Extract only the first line of the listing and every line after it up to and including the one with "(gb2) at (135,1482);". Omit the pictures.

>> Begin

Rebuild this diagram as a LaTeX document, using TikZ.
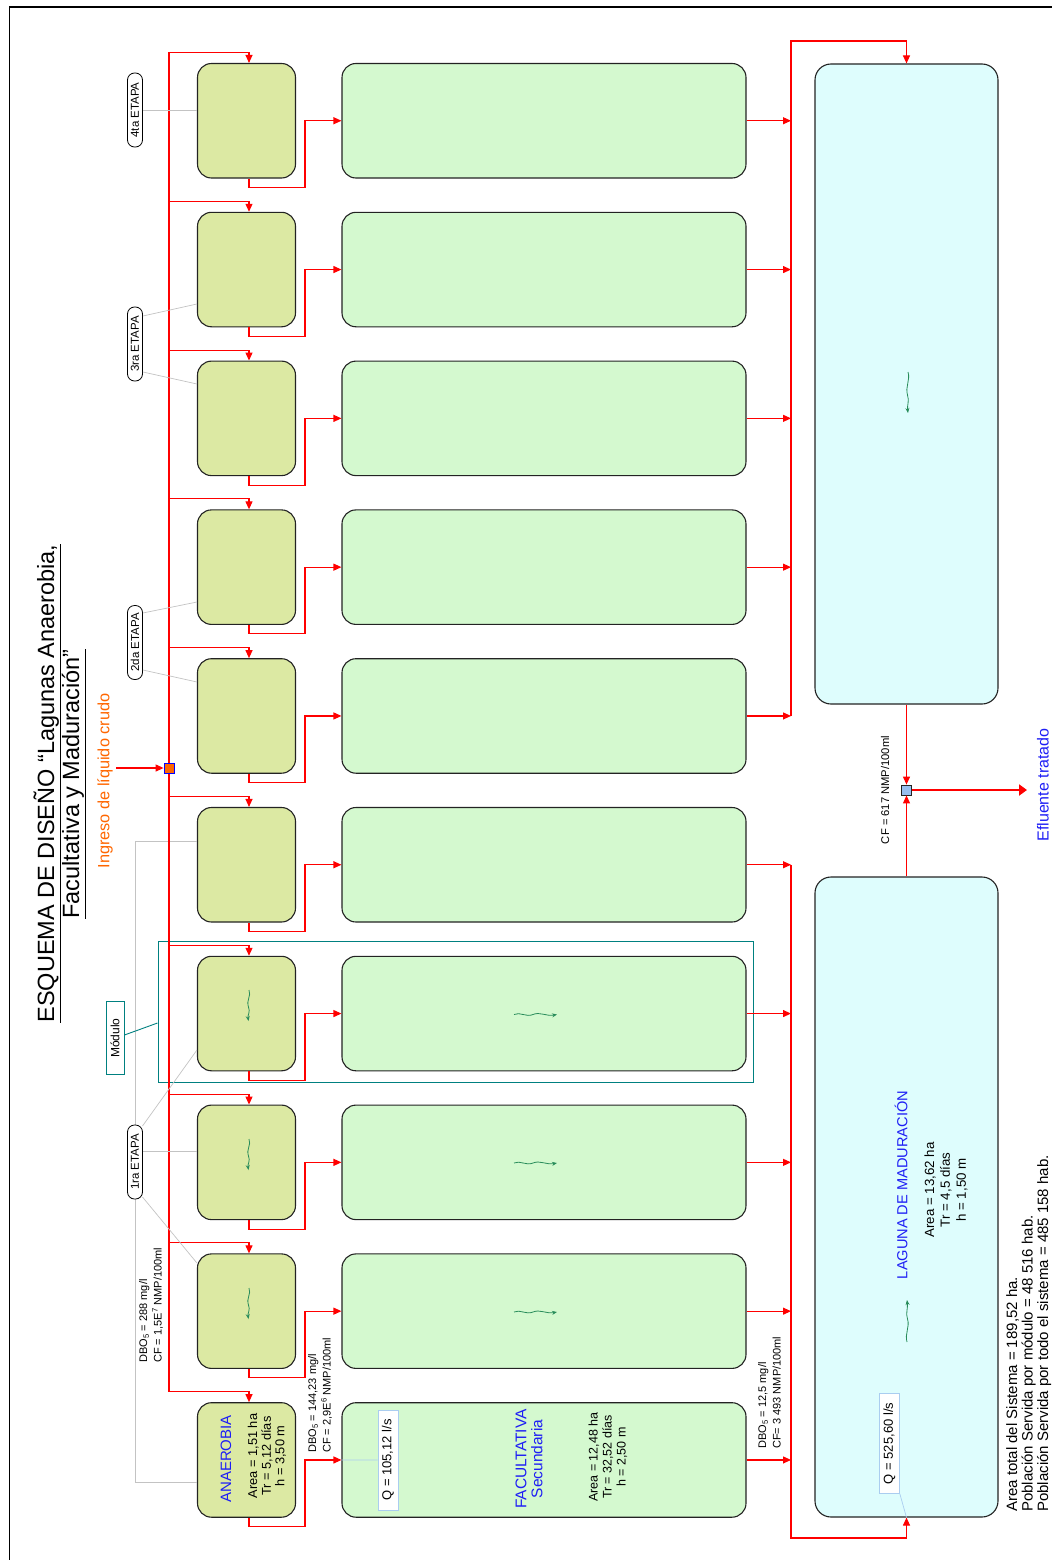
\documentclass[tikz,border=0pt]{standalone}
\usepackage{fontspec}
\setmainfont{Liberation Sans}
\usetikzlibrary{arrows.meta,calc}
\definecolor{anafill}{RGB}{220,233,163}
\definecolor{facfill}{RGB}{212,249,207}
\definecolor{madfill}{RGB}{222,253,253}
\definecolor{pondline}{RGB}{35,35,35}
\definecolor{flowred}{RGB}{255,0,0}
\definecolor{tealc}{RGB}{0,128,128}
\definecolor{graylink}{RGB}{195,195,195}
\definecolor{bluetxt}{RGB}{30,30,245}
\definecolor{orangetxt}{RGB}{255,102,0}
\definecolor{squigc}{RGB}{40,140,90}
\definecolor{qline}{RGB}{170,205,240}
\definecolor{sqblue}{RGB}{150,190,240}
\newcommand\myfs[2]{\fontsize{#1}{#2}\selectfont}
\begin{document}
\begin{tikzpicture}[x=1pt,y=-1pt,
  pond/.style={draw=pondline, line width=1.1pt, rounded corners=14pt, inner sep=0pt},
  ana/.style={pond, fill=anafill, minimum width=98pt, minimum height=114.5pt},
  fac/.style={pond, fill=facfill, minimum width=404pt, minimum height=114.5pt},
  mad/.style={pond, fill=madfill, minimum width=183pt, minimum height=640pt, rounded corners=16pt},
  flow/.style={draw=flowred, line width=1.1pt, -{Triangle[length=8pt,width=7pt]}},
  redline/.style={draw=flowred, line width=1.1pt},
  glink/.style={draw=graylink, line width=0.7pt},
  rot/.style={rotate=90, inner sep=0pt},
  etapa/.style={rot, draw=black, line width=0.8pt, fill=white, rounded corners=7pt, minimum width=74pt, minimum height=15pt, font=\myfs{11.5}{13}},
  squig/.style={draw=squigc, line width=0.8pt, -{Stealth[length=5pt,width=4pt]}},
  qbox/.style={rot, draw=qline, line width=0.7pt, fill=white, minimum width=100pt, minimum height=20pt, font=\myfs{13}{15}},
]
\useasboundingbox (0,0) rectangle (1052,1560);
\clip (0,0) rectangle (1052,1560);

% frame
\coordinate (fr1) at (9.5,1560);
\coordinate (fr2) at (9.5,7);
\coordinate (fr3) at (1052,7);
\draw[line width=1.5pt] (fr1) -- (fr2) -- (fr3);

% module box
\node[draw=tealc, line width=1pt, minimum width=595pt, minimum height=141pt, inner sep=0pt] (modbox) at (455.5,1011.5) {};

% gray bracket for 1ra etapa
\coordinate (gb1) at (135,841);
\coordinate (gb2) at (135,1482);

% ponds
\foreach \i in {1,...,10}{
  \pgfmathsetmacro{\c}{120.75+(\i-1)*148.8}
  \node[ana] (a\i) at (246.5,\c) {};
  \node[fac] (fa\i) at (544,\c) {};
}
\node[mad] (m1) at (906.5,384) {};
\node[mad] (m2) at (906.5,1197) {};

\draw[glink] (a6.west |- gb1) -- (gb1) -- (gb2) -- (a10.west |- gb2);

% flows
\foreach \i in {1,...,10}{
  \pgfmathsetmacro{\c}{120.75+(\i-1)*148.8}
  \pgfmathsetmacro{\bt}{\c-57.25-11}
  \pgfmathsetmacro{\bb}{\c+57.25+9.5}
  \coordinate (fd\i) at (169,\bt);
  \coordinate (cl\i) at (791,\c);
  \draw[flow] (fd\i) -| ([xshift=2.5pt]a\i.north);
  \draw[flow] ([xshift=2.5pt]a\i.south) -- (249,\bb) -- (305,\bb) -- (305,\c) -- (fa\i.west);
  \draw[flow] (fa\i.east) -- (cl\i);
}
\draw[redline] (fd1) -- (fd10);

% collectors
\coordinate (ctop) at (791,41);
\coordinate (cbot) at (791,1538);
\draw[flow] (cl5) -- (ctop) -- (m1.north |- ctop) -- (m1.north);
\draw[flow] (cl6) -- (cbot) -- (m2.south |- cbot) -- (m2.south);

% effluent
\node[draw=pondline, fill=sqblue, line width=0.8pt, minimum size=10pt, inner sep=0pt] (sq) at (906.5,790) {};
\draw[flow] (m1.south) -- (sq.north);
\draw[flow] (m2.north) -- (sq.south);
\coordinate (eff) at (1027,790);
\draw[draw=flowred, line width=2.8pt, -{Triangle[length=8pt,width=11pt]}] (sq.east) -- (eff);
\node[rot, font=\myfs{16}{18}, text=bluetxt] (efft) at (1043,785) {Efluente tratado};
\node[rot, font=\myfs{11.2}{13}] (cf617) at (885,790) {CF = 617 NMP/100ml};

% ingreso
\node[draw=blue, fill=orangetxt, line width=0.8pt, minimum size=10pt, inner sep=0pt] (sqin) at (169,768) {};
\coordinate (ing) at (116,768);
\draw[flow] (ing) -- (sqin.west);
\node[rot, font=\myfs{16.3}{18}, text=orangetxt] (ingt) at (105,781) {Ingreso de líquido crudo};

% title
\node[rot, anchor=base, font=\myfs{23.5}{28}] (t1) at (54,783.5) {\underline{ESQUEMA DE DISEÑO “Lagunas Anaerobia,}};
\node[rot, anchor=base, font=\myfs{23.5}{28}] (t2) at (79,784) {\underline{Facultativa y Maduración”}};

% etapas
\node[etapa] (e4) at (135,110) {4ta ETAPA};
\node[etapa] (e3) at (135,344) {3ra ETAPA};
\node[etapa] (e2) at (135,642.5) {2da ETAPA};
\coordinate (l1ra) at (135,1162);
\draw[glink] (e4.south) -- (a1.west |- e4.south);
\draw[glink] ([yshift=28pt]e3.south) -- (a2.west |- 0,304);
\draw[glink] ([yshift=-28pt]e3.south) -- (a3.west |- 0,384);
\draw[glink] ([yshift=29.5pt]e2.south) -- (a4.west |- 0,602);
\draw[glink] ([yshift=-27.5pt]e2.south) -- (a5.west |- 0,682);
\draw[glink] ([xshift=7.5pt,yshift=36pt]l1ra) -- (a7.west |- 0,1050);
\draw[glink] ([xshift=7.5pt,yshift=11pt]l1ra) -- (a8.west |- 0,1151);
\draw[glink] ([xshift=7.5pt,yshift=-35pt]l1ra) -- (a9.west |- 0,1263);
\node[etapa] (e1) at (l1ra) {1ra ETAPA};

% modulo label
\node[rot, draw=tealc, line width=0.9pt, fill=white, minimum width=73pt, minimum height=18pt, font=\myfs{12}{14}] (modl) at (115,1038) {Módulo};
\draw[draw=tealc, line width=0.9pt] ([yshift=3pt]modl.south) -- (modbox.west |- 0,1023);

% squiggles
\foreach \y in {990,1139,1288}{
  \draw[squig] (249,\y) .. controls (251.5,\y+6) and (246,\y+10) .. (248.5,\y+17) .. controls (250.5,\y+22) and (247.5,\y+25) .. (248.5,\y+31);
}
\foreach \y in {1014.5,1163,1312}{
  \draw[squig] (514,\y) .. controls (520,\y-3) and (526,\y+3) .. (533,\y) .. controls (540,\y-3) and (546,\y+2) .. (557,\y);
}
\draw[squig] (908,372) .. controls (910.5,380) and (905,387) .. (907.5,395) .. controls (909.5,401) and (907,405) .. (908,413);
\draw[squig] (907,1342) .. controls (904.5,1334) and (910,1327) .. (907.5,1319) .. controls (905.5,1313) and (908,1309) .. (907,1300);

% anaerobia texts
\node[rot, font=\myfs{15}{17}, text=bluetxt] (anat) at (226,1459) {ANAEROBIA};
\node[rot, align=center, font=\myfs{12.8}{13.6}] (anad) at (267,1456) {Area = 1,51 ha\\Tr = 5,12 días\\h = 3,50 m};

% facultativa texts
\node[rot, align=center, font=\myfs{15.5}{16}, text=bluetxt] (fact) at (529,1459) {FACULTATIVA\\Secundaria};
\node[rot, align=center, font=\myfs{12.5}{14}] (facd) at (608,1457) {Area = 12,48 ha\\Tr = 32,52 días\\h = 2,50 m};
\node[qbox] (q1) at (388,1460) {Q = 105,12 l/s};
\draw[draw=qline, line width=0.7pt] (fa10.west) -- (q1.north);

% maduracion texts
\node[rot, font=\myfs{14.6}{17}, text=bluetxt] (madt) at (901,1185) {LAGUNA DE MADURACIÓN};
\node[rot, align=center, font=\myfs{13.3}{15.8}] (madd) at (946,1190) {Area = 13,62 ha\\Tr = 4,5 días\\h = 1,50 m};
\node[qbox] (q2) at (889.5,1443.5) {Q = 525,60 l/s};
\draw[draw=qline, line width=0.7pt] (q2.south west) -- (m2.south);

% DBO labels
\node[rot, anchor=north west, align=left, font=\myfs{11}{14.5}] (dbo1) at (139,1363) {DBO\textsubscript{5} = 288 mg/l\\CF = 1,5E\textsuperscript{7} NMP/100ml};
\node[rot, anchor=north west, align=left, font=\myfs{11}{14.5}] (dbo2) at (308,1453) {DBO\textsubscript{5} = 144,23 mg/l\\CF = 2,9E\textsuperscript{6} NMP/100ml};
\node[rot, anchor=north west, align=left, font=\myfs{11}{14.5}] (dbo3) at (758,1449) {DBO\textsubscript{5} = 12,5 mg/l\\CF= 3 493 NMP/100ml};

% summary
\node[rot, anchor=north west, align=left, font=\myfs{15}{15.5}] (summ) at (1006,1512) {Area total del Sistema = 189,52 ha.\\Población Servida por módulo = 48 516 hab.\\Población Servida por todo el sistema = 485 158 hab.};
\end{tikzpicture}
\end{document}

>> End

ANSWER FOR THIS EXERCISE:
Rebuild this diagram as a LaTeX document, using TikZ.
\documentclass[tikz,border=0pt]{standalone}
\usepackage{fontspec}
\setmainfont{Liberation Sans}
\usetikzlibrary{arrows.meta,calc}
\definecolor{anafill}{RGB}{220,233,163}
\definecolor{facfill}{RGB}{212,249,207}
\definecolor{madfill}{RGB}{222,253,253}
\definecolor{pondline}{RGB}{35,35,35}
\definecolor{flowred}{RGB}{255,0,0}
\definecolor{tealc}{RGB}{0,128,128}
\definecolor{graylink}{RGB}{195,195,195}
\definecolor{bluetxt}{RGB}{30,30,245}
\definecolor{orangetxt}{RGB}{255,102,0}
\definecolor{squigc}{RGB}{40,140,90}
\definecolor{qline}{RGB}{170,205,240}
\definecolor{sqblue}{RGB}{150,190,240}
\newcommand\myfs[2]{\fontsize{#1}{#2}\selectfont}
\begin{document}
\begin{tikzpicture}[x=1pt,y=-1pt,
  pond/.style={draw=pondline, line width=1.1pt, rounded corners=14pt, inner sep=0pt},
  ana/.style={pond, fill=anafill, minimum width=98pt, minimum height=114.5pt},
  fac/.style={pond, fill=facfill, minimum width=404pt, minimum height=114.5pt},
  mad/.style={pond, fill=madfill, minimum width=183pt, minimum height=640pt, rounded corners=16pt},
  flow/.style={draw=flowred, line width=1.1pt, -{Triangle[length=8pt,width=7pt]}},
  redline/.style={draw=flowred, line width=1.1pt},
  glink/.style={draw=graylink, line width=0.7pt},
  rot/.style={rotate=90, inner sep=0pt},
  etapa/.style={rot, draw=black, line width=0.8pt, fill=white, rounded corners=7pt, minimum width=74pt, minimum height=15pt, font=\myfs{11.5}{13}},
  squig/.style={draw=squigc, line width=0.8pt, -{Stealth[length=5pt,width=4pt]}},
  qbox/.style={rot, draw=qline, line width=0.7pt, fill=white, minimum width=100pt, minimum height=20pt, font=\myfs{13}{15}},
]
\useasboundingbox (0,0) rectangle (1052,1560);
\clip (0,0) rectangle (1052,1560);

% frame
\coordinate (fr1) at (9.5,1560);
\coordinate (fr2) at (9.5,7);
\coordinate (fr3) at (1052,7);
\draw[line width=1.5pt] (fr1) -- (fr2) -- (fr3);

% module box
\node[draw=tealc, line width=1pt, minimum width=595pt, minimum height=141pt, inner sep=0pt] (modbox) at (455.5,1011.5) {};

% gray bracket for 1ra etapa
\coordinate (gb1) at (135,841);
\coordinate (gb2) at (135,1482);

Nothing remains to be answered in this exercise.